In this release the dynamics model of Wang et al. has been included. The initial work was done by William V. Baxter, with modifications by me to include the unusual prior Wang suggests in his MSc thesis, scaling of the dynamics likelihood and the ability to set the signal noise ratio. A new example has been introduced for this model below.

As part of the dynamics introduction a new MATLAB toolbox for the GP-LVM has been released. This toolbox, download here, is expected to be the main development toolbox for the GP-LVM in MATLAB.

Version 0.101 was released 21st October 2005.

This release contained modifications by William V. Baxter to enable the code to work with Visual Studio 7.1.

Version 0.1, was released in late July 2005.

This was the original release of the code.

Design Philosophy

The software is written in C++ to try and get a degree of flexibility in the models that can be used without a serious performance hit.
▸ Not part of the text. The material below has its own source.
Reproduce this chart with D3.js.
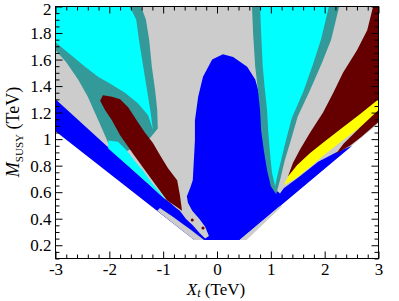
<!DOCTYPE html>
<html>
<head>
<meta charset="utf-8">
<script src="https://cdn.jsdelivr.net/npm/d3@7"></script>
<style>
body { margin: 0; background: #fff; }
svg { display: block; }
.axis text { font-family: 'Liberation Serif', 'DejaVu Serif', serif; font-size: 17px; fill: #000; }
.axis path { display: none; }
.axis line { stroke: #000; }
.lbl { font-family: 'Liberation Serif', 'DejaVu Serif', serif; fill: #000; }
</style>
</head>
<body>
<div id="chart-area"></div>
<script>
// region outlines, [Xt (TeV), M_SUSY (TeV)]
var grayRegion = [[-3,2],[3,2],[3,1.12],[0.42,0.24],[-0.42,0.24],[-3,1.06]];
var tealLeft = [[-3,2],[-1.41,2],[-1.32,1.90],[-1.26,1.75],[-1.21,1.545],[-1.15,1.37],[-1.11,1.22],[-1.10,1.08],[-1.24,1.01],[-1.47,0.96],[-1.71,0.90],[-1.99,0.90],[-3,1.22]];
var grayWedge = [[-3,1.67],[-2.80,1.58],[-2.58,1.45],[-2.40,1.32],[-2.27,1.20],[-2.17,1.11],[-2.02,0.97],[-1.95,0.92],[-3,1.18]];
var cyanLeft = [[-3,2],[-1.62,2],[-1.50,1.90],[-1.45,1.75],[-1.37,1.545],[-1.30,1.37],[-1.24,1.22],[-1.19,1.07],[-1.28,1.18],[-1.47,1.27],[-1.71,1.35],[-1.99,1.42],[-2.21,1.47],[-2.45,1.545],[-2.73,1.64],[-3,1.73]];
var blueRegion = [[-3,1.30],[-1.00,0.56],[-0.87,0.52],[-0.76,0.48],[-0.69,0.46],[-0.58,0.40],[-0.45,0.35],[-0.32,0.29],[-0.22,0.25],[-0.15,0.27],[-0.22,0.34],[-0.33,0.40],[-0.46,0.46],[-0.54,0.52],[-0.56,0.57],[-0.50,0.63],[-0.45,0.69],[-0.43,0.84],[-0.41,0.99],[-0.41,1.14],[-0.35,1.32],[-0.26,1.47],[-0.09,1.60],[0.11,1.64],[0.30,1.62],[0.56,1.545],[0.71,1.45],[0.80,1.32],[0.85,1.22],[0.85,1.07],[0.91,0.96],[0.97,0.84],[1.02,0.73],[1.08,0.62],[1.17,0.59],[1.24,0.63],[1.54,0.72],[1.88,0.83],[2.21,0.90],[2.51,0.95],[0.42,0.24],[-0.42,0.24],[-3,1.06]];
var tealRight = [[0.65,2],[2.27,2],[2.12,1.75],[1.95,1.575],[1.73,1.37],[1.50,1.17],[1.37,0.99],[1.26,0.84],[1.17,0.69],[1.10,0.585],[1.00,0.645],[0.93,0.765],[0.87,0.915],[0.82,1.065],[0.80,1.22],[0.76,1.37],[0.71,1.545],[0.67,1.80]];
var cyanRight = [[0.80,2],[2.08,2],[1.93,1.75],[1.78,1.56],[1.60,1.355],[1.39,1.16],[1.28,0.99],[1.19,0.84],[1.11,0.705],[1.08,0.645],[1.02,0.75],[0.98,0.915],[0.95,1.065],[0.93,1.22],[0.89,1.37],[0.85,1.545],[0.82,1.80]];
var cyanStrip = [[-2.02,0.99],[-1.84,0.98],[-1.69,0.92],[-1.54,0.84],[-1.37,0.76],[-1.21,0.67],[-1.06,0.60],[-0.95,0.54],[-1.00,0.56],[-1.24,0.65],[-1.52,0.75],[-1.80,0.85],[-2.02,0.93]];
var redLeft = [[-2.12,1.33],[-1.95,1.32],[-1.80,1.30],[-1.65,1.24],[-1.49,1.14],[-1.34,1.05],[-1.19,0.97],[-1.06,0.88],[-0.91,0.78],[-0.74,0.69],[-0.69,0.58],[-0.65,0.46],[-0.72,0.48],[-0.93,0.54],[-1.24,0.71],[-1.56,0.89],[-1.80,1.03],[-1.95,1.14],[-2.08,1.22],[-2.17,1.29]];
var redRight = [[2.90,2],[3,2],[3,1.28],[2.66,1.17],[2.29,1.05],[1.91,0.93],[1.54,0.80],[1.32,0.72],[1.41,0.82],[1.54,0.92],[1.73,1.05],[1.97,1.20],[2.16,1.35],[2.34,1.50],[2.60,1.67],[2.79,1.82]];
var yellowBand = [[3,1.30],[2.66,1.19],[2.34,1.09],[2.01,0.985],[1.73,0.895],[1.49,0.805],[1.34,0.73],[1.24,0.655],[1.45,0.70],[1.73,0.79],[2.00,0.885],[2.30,0.98],[2.66,1.09],[3,1.21]];
var redThin = [[3,1.22],[3,1.13],[2.69,1.02],[2.47,0.95],[2.21,0.89],[2.35,0.965],[2.66,1.09]];
var grayEdgeLeft = [[-1.11,0.46],[-0.42,0.24],[-0.24,0.24],[-0.50,0.32],[-0.84,0.42],[-1.06,0.48]];
var grayEdgeRight = [[0.42,0.24],[0.55,0.24],[1.22,0.50],[1.15,0.49]];
var redDots = [[-0.46,0.39],[-0.26,0.33]];

var xMajor = [-3,-2,-1,0,1,2,3];
var xLabels = ['-3','-2','-1','0','1','2','3'];
var yMajor = [0.2,0.4,0.6,0.8,1,1.2,1.4,1.6,1.8,2];
var yLabels = ['0.2','0.4','0.6','0.8','1','1.2','1.4','1.6','1.8','2'];

var width = 399;
var height = 301;

var svg = d3.select('#chart-area')
	.append('svg')
	.attr('width', width)
	.attr('height', height);

var x = d3.scaleLinear().domain([-3, 3]).range([55.5, 378.5]);
var y = d3.scaleLinear().domain([0.1, 2]).range([258.5, 6.5]);

var line = d3.line().x(d => x(d[0])).y(d => y(d[1]));

var layers = [
	{pts: grayRegion, fill: '#cccccc'},
	{pts: tealLeft, fill: '#339999'},
	{pts: grayWedge, fill: '#cccccc'},
	{pts: cyanLeft, fill: '#00ffff'},
	{pts: blueRegion, fill: '#0000ff'},
	{pts: tealRight, fill: '#339999'},
	{pts: cyanRight, fill: '#00ffff'},
	{pts: cyanStrip, fill: '#00ffff'},
	{pts: redLeft, fill: '#660000'},
	{pts: redRight, fill: '#660000'},
	{pts: yellowBand, fill: '#ffff00'},
	{pts: redThin, fill: '#660000'},
	{pts: grayEdgeLeft, fill: '#cccccc'},
	{pts: grayEdgeRight, fill: '#cccccc'}
];

svg.append('g')
	.selectAll('path')
	.data(layers)
	.enter()
		.append('path')
		.attr('d', d => line(d.pts) + 'Z')
		.attr('fill', d => d.fill);

svg.append('g')
	.selectAll('circle')
	.data(redDots)
	.enter()
		.append('circle')
		.attr('cx', d => x(d[0]))
		.attr('cy', d => y(d[1]))
		.attr('r', 1.5)
		.attr('fill', '#660000');

// ticks, pointing inward on all four sides
var xMinor = d3.range(-3, 3.001, 0.2).filter(v => Math.abs(v - Math.round(v)) > 1e-6);
var yMinor = d3.range(0.1, 2.001, 0.05).filter(v => Math.abs(v * 5 - Math.round(v * 5)) > 1e-6);

function addAxis(axis, tx, ty) {
	return svg.append('g')
		.attr('class', 'axis')
		.attr('transform', 'translate(' + tx + ',' + ty + ')')
		.call(axis);
}

addAxis(d3.axisBottom(x).tickValues(xMajor).tickSize(-7).tickPadding(4)
	.tickFormat((d, i) => xLabels[i]), 0, y.range()[0]);
addAxis(d3.axisBottom(x).tickValues(xMinor).tickSize(-4).tickFormat(''), 0, y.range()[0]);
addAxis(d3.axisTop(x).tickValues(xMajor).tickSize(-7).tickFormat(''), 0, y.range()[1]);
addAxis(d3.axisTop(x).tickValues(xMinor).tickSize(-4).tickFormat(''), 0, y.range()[1]);

addAxis(d3.axisLeft(y).tickValues(yMajor).tickSize(-7).tickPadding(4)
	.tickFormat((d, i) => yLabels[i]), x.range()[0], 0)
	.selectAll('text').attr('dy', (d, i) => i === yMajor.length - 1 ? '0.45em' : '0.32em');
addAxis(d3.axisLeft(y).tickValues(yMinor).tickSize(-4).tickFormat(''), x.range()[0], 0);
addAxis(d3.axisRight(y).tickValues(yMajor).tickSize(-7).tickFormat(''), x.range()[1], 0);
addAxis(d3.axisRight(y).tickValues(yMinor).tickSize(-4).tickFormat(''), x.range()[1], 0);

svg.append('rect')
	.attr('x', x.range()[0])
	.attr('y', y.range()[1])
	.attr('width', x.range()[1] - x.range()[0])
	.attr('height', y.range()[0] - y.range()[1])
	.attr('fill', 'none')
	.attr('stroke', '#000');

// axis titles
var xt = svg.append('text')
	.attr('class', 'lbl')
	.attr('x', 216)
	.attr('y', 295)
	.attr('text-anchor', 'middle')
	.attr('font-size', 17);
xt.append('tspan').attr('font-style', 'italic').text('X');
xt.append('tspan').attr('font-style', 'italic').attr('font-size', 12).attr('dy', 2).text('t');
xt.append('tspan').attr('dy', -2).text(' (TeV)');

var yt = svg.append('text')
	.attr('class', 'lbl')
	.attr('transform', 'translate(19,132) rotate(-90)')
	.attr('text-anchor', 'middle')
	.attr('font-size', 18);
yt.append('tspan').attr('font-style', 'italic').text('M');
yt.append('tspan').attr('font-size', 11).attr('dy', 4).text('SUSY');
yt.append('tspan').attr('dy', -4).text(' (TeV)');
</script>
</body>
</html>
This was difficult to do in MATLAB as users who have tried version 1 (which was fast but inflexible) and version 2 (which was flexible but slow) of the MATLAB software will appreciate.

The sparsification algorithm has not been implemented in the C++ software so this software is mainly for smaller data sets (up to around a thousand points).
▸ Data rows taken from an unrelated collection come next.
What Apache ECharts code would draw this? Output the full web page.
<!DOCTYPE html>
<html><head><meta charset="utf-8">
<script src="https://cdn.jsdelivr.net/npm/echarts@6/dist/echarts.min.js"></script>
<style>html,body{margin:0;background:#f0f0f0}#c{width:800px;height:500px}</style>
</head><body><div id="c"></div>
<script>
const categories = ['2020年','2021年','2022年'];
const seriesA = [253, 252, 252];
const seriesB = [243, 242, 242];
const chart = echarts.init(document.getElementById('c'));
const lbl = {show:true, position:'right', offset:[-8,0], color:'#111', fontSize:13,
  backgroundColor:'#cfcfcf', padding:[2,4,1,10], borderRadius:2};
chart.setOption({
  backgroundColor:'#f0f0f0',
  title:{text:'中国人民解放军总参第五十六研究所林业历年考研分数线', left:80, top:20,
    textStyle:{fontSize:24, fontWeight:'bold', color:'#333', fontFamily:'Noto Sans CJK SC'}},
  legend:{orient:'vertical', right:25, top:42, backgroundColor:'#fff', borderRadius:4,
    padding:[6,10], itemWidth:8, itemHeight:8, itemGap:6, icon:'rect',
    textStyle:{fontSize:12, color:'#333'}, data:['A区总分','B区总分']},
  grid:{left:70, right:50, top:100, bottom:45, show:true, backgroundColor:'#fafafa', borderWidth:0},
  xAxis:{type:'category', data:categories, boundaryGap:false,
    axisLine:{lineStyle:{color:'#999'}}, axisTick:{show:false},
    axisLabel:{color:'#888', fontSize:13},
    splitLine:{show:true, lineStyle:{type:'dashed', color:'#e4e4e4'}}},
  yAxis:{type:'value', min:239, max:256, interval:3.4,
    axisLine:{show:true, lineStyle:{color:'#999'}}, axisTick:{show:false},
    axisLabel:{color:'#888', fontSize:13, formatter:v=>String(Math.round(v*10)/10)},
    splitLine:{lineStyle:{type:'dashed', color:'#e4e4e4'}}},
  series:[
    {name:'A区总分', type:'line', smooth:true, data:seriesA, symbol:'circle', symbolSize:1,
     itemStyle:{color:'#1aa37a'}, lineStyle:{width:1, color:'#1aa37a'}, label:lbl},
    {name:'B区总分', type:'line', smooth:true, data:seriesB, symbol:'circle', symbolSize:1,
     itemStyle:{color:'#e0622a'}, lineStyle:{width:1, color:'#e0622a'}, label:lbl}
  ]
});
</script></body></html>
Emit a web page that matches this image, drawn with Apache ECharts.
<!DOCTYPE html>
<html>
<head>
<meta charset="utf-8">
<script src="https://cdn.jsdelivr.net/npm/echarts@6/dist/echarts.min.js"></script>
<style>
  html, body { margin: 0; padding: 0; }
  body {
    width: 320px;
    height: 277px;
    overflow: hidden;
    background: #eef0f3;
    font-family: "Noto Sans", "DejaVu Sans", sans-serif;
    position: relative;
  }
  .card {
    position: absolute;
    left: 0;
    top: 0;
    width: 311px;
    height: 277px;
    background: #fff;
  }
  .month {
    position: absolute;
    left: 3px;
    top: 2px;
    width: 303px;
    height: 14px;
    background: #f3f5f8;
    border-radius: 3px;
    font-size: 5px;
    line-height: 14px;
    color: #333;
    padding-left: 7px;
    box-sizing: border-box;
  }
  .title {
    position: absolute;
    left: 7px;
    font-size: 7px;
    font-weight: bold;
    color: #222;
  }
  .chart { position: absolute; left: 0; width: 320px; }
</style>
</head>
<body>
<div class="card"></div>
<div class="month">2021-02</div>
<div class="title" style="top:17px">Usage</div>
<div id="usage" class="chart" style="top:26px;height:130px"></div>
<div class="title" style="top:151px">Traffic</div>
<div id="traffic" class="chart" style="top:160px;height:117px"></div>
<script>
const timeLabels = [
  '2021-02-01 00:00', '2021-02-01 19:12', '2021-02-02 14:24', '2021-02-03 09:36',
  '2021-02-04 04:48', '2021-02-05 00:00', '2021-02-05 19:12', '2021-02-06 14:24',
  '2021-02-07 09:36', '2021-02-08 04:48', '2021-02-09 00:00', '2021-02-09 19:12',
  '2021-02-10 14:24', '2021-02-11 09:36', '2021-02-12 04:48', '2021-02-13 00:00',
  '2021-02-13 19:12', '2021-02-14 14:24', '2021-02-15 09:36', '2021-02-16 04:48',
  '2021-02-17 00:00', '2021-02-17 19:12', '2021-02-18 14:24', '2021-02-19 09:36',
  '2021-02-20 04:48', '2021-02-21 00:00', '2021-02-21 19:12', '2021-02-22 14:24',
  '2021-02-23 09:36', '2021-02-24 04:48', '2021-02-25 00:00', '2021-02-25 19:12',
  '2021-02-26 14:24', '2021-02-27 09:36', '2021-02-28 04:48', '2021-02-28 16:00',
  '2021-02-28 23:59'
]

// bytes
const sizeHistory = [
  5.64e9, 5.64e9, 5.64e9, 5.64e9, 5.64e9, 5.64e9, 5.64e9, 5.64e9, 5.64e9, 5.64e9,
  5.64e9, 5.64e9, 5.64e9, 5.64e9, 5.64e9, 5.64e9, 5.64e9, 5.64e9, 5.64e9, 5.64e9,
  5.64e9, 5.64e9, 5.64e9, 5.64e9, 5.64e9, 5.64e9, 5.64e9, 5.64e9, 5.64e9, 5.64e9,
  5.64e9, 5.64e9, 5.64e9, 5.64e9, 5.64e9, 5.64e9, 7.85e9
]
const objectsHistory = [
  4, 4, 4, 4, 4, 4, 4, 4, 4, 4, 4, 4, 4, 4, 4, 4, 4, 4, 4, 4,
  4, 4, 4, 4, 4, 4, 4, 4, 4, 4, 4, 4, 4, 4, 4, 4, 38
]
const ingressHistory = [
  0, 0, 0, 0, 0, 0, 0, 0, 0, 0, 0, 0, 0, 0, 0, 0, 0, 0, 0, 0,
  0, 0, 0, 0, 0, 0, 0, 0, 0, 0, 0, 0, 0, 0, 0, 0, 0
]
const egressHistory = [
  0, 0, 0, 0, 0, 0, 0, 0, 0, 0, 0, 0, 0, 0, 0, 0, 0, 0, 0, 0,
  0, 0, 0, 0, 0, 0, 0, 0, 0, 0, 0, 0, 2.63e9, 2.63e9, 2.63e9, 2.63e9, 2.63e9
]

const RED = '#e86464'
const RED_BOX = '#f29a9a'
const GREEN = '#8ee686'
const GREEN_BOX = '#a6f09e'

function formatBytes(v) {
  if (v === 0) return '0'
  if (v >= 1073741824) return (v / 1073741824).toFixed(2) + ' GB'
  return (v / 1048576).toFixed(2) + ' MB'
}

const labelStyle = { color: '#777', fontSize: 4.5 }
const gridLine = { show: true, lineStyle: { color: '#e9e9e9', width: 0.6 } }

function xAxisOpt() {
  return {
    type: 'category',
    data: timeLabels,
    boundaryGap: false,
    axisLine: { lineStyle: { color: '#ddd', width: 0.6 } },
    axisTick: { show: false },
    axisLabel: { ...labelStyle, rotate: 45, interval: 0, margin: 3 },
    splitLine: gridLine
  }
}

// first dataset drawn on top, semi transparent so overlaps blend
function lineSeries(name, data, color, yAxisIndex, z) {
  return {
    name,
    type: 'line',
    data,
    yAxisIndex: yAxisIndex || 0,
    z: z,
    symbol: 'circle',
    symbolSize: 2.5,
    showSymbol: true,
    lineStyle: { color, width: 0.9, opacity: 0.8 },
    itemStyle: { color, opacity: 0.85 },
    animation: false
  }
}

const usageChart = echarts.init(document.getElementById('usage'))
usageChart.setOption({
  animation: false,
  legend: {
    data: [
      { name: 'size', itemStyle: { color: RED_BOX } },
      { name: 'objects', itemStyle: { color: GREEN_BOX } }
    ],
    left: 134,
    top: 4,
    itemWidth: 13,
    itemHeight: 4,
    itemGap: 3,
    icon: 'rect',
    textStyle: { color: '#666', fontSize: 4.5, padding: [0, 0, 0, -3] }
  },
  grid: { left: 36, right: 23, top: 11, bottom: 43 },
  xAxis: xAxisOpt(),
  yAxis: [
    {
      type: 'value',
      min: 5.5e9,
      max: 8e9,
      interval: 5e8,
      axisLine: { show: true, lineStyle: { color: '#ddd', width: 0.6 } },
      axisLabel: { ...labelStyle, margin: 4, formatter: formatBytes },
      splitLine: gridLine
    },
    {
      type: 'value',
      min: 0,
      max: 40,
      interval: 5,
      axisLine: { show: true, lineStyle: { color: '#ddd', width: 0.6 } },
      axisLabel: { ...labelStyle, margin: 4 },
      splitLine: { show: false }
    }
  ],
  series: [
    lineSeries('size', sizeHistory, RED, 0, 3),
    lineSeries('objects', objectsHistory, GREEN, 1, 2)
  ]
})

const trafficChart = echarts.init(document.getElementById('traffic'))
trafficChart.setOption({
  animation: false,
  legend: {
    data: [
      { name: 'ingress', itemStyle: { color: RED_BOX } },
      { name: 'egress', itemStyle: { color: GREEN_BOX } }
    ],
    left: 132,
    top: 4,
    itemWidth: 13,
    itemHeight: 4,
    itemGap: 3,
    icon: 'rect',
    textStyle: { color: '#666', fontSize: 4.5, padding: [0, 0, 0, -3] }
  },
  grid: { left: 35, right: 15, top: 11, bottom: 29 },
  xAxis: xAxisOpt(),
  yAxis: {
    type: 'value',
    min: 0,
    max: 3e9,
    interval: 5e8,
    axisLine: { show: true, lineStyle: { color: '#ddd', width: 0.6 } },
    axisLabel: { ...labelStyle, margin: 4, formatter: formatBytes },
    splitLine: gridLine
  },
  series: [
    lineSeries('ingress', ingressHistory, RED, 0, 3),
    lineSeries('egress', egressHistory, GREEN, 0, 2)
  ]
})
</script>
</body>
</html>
The software is mainly written in C++ but relies for some functions on FORTRAN code by other authors and the LAPACK and BLAS libraries.
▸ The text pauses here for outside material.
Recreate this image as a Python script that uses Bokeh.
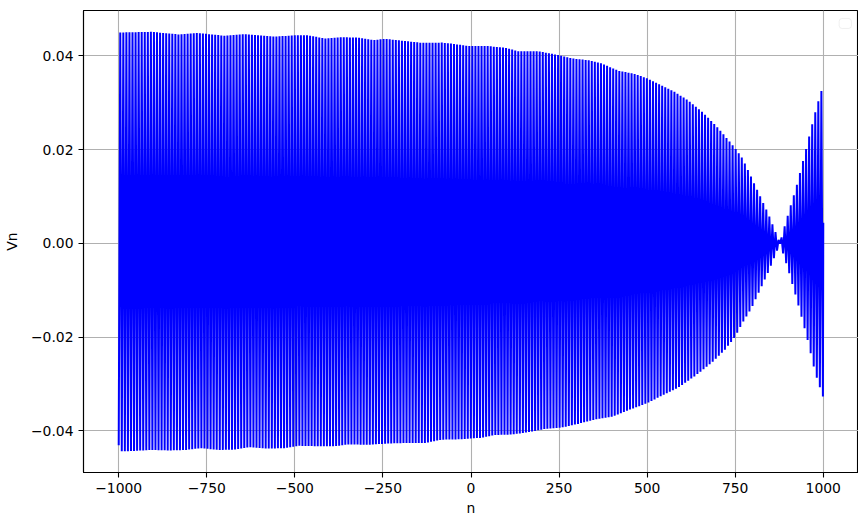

As well as the C++ code some utilities are supplied in MATLAB code for visualising the results.

Compiling the Software

The software was written with gcc vs 3.2.2. There are definitely Standard Template Library issues on Solaris with gcc 2.95, so I suggest that at least version 3.2 or above is used.

Part of the reason for using gcc is the ease of interoperability with FORTRAN. The code base makes fairly extensive use of FORTRAN so you need to have g77 installed.

The software is compiled by writing

$ make gplvm

at the command line. Architecture specific options are included in the make.ARCHITECTURE files. Rename the file with the relevant architecture to make.inc for it to be included.

Optimisation

One of the advantages of interfacing to the LAPACK and BLAS libraries is that they are often optimised for particular architectures. The file make.atlas includes options for compiling the ATLAS optimised versions of lapack and blas that are available on a server I have access to. These options may vary for particular machines.

Cygwin

For Windows users the code compiles under cygwin. However you will need version s of the lapack and blas libraries available (see www.netlib.org. This can take some time to compile, and in the absence of any pre-compiled versions on the web I've provided some pre-compiled versions you may want to make use of (see the cygwin directory). Note that these pre-compiled versions are not optimised for the specific architecture and therefore do not give the speed up you would hope for from using lapack and blas.

Microsoft Visual C++

As of Release 0.101 the code compiles under Microsoft Visual Studio 7.1. A project file is provided in the current release in the directory MSVC/gplvm. The compilation makes use of f2c versions of the FORTRAN code and the C version of LAPACK/BLAS, CLAPACK. Detailed instructions on how to compile are in the readme.msvc file. The work to convert the code (which included ironing out several bugs) was done by William V. Baxter. Many thanks to Bill for allowing me to make this available.

General Information

The way the software operates is through the command line. There is one executable, gplvm. Help can be obtained by writing

$ ./gplvm -h

which lists the commands available under the software. Help for each command can then be obtained by writing, for example,

$ ./gplvm learn -h
All the tutorial optimisations suggested take less than 1/2 hour to run on my less than 2GHz Pentium IV machine. The first oil example runs in a couple of minutes. Below I suggest using the highest verbosity options -v 3 in each of the examples so that you can track the iterations.

Examples

The software loads in data in the SVM light format. This is to provide compatibility with other Gaussian Process software. Anton Schwaighofer has written a package which can write from MATLAB to the SVM light format.

Oil Flow Data

In the original NIPS paper the first example was the oil flow data (see this page for details) sub-sampled to 100 points. I use this data a lot for checking the algorithm is working so in some senses it is not an independent `proof' of the model.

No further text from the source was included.